Pan-roasted Potatoes with Browned Onions (adapted)
Serves 4
Ingredients
- 1 1/4 pounds small potatoes (24 oz)
- 1/4 cup canola oil
- 2 medium onions, sliced into very fine half-rings
- 1/2 teaspoon cayenne powder
- 1 teaspoon cumin seeds
- 1 teaspoon turmeric
- 1 teaspoon salt
Preparation
- Leaving the skin on, wipe the potatoes down with a clean kitchen towel or paper towel. Cut each potato lengthwise into quarters.

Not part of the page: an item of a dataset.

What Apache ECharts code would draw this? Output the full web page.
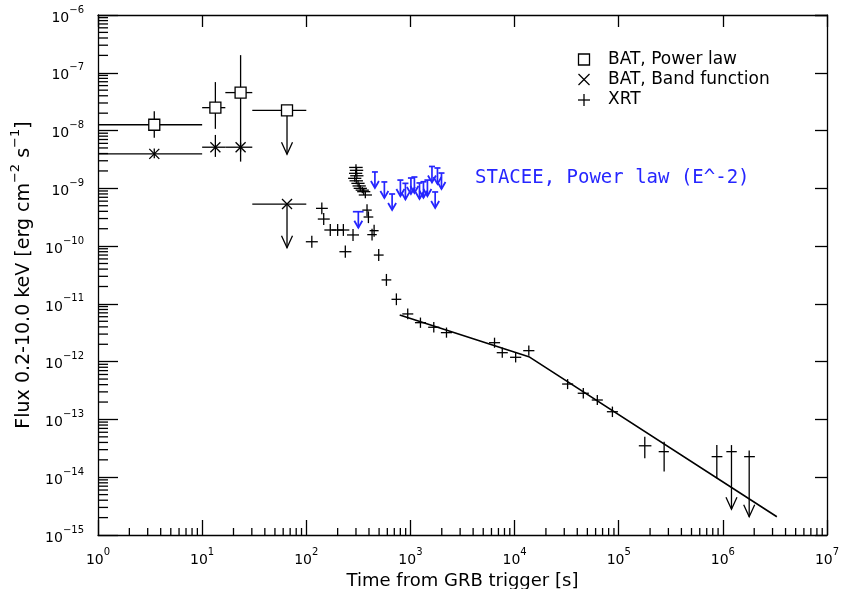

- First prep the onions: heat oil in a large, non-stick skillet on medium-high. Add all the sliced onions, stirring for 5 minutes. Continue to saute, turning the heat down a little, until the onions are reddish-brown. Remove the onions with a slotted spoon and spread them out on a large platter lined with paper towel.
- In the same skillet, add the cumin seeds; once they sizzle (should be almost immediately), add the potatoes, cayenne, turmeric, and salt. Mix well and cover tightly with lid. Cook over medium-high heat for 5 minutes, giving it a stir now and then. Reduce heat to very low, stir again, and cover. Cook gently for 10 minutes or until the potatoes are almost done, checking on it frequently.
- Remove the onions from the oily paper towel and spread them out over fresh paper towels. Spread them over the potatoes during the last few minutes of cooking.